Hisari Castle guards the narrows where the first bridge over the Bosporus now stands
Illegal settlements have choked the Asian side of the straight with so many people that the government has built roads and delivered power and water. And that’s nothing compared with the growth of the city to the West and East. Istanbul’s subway now extends throughout the European neighborhoods and is now being built on the Asian side. So why does Rome have a handful of subway stations when the Turks have unearthed far more archeological treasures (and rarer human remains) than the Eternal City? Ingenuity. The Turks have put their subways 75 meters under ground. Can we please import their Mayor? Please?
“I’m eating my country!” Ibrahim said with a goofy smile, eating turkey & rice in his favourite diner in Ürgüp, in Central Turkey. Like many Turks, Ibrahim is Moslem, secular and graced with openness and good humour. He met our plane at Revsihir, our gateway to the Capadocia region, a land shaped by nature and carved by man. Here, millions of years of volcanic rock and ash have provided wind, water and snow with the raw materials from which they have sculpted this moonscape. But even more interesting than that is the human story. Here, the Hittites first carved their caves from the softer rock called tufa. Since then, the caves and underground cities have been continuously inhabited – from 3000 BCE to 1982. The underground city to the right is eight levels deep and connected laterally to several villages in the region. Air shafts double as wells that access spring water below. In fact the vineyards of Capadocia aren’t watered – they survive by tapping the water below. We walked down the four levels that have been restored to date. It’s thought that the caves were also connected through “trap doors” to the village houses, providing an escape for the villagers from the pillagers. For five thousand years these ingenious underground spaces have provided shelter to refugees and religious minorities of every kind. We stayed in Avanos, at a cave hotel dug from tufa and expanded into a wonderful space. This charming room was massive, and home to every kind of regional artifact – and creature comfort.
This sitting area is a tiny corner of our room - perhaps 1/6th of it
We saw Ephesus in the driving rain.
The Ancient City of Ephesus, and its plain
This ancient Byzantine city, dominated at the town centre by the library (take note Doug Ford), is a marvel. One could walk right into the lobby of the brothel and find the client rooms arrayed in the same format you would expect today. In the same format, in fact, as that of the Turkish baths we visited in Avanos.

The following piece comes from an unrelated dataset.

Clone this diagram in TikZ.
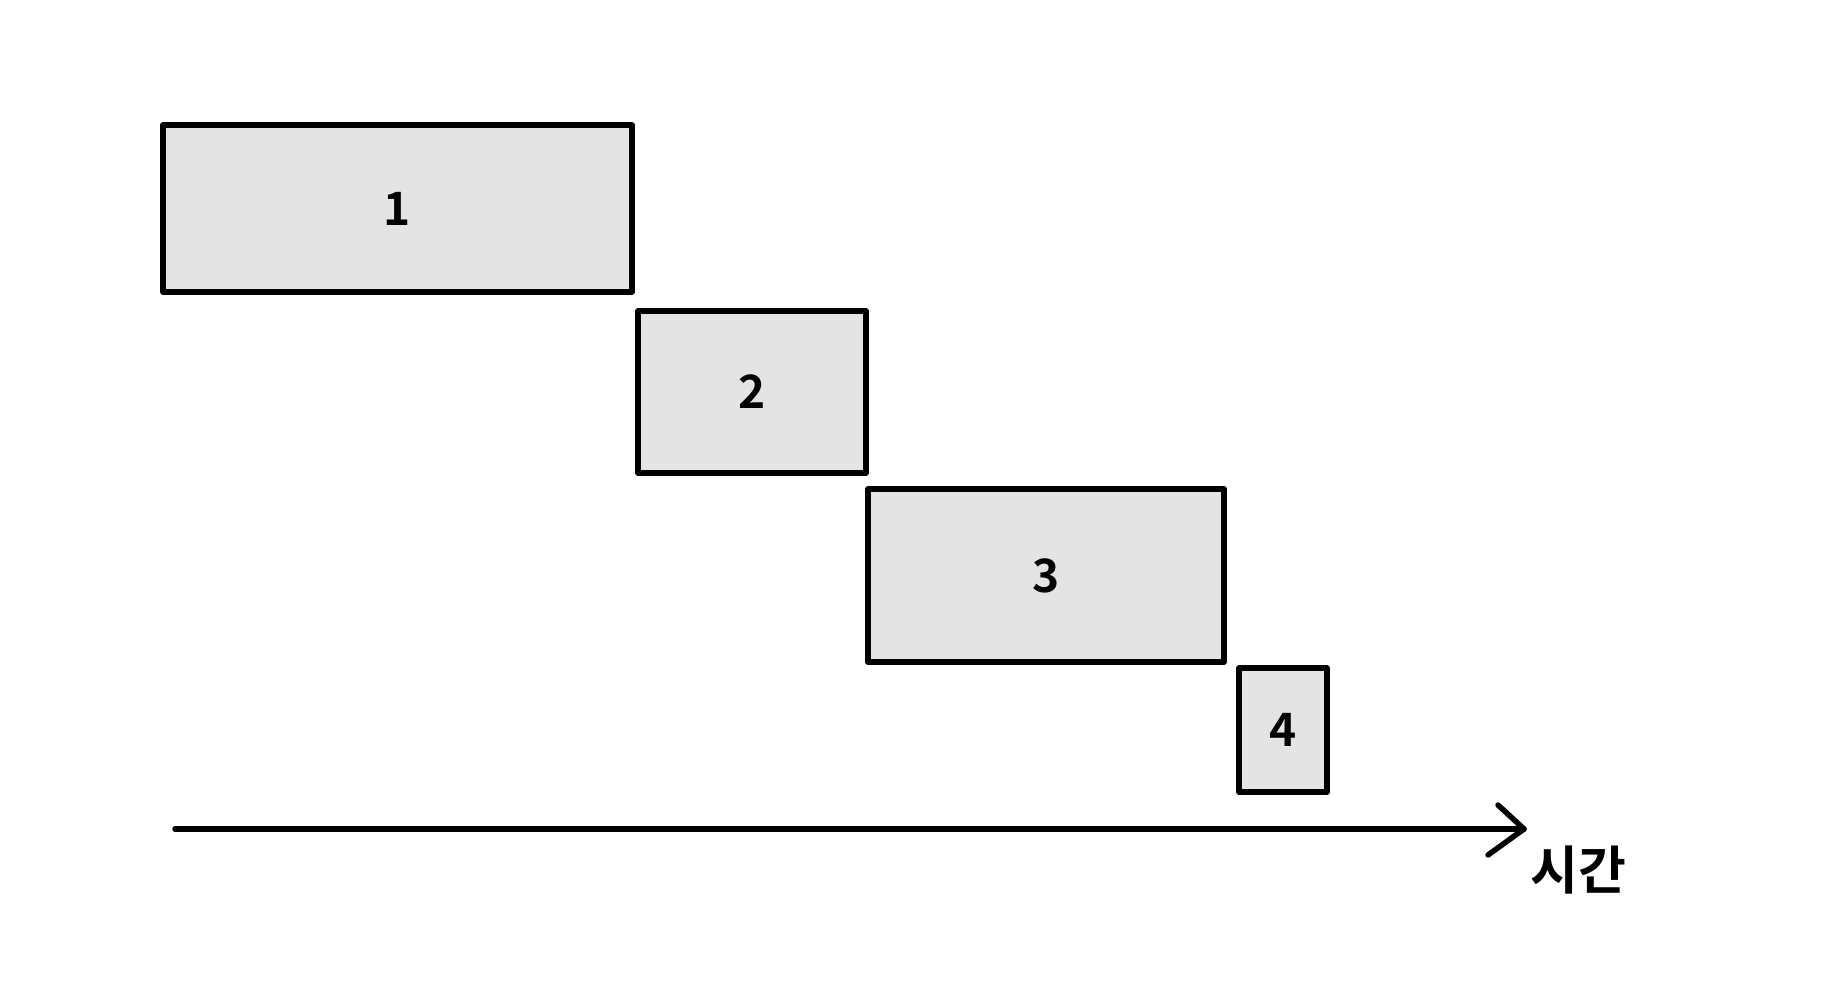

The Central Square focused on the library, yesteryear's cinemateque
But it was worth the visit, and our double rainbow is proof.
Double Rainbow over the Amphitheatre of Ephesus
The highlight of the trip was Goreme. These photos, literally ‘stolen’ in the “Dark Church” while no one was aware (photos not allowed) had to be taken at 1600 ISO with shutter speeds as slow as 1/15th sec. With no one knowing! NB: No flash was used and therefore no harm done. (This, by the way, is the main reason to invest in a great camera like the 5D – You can steal shots wide and then straighten and crop.) These frescoes show the height of the development of cave art in the region over about 150 years. Since the people were illiterate, art was the only form of religious education. The frescoes also required a leap in technology, the artists gathering and applying pigeon droppings as the albumen base for these stunning frescoes. The Dark Church also speaks to the wealth of the donor (and perhaps the persuasive powers of the artist), who had indigo dyes brought from far away India (see “The Last Supper” on the right, above).
Constantine and his mother, bringing the true cross to Constantinople
For God’s sake, put Capadoccia on your bucket list and bring a great camera!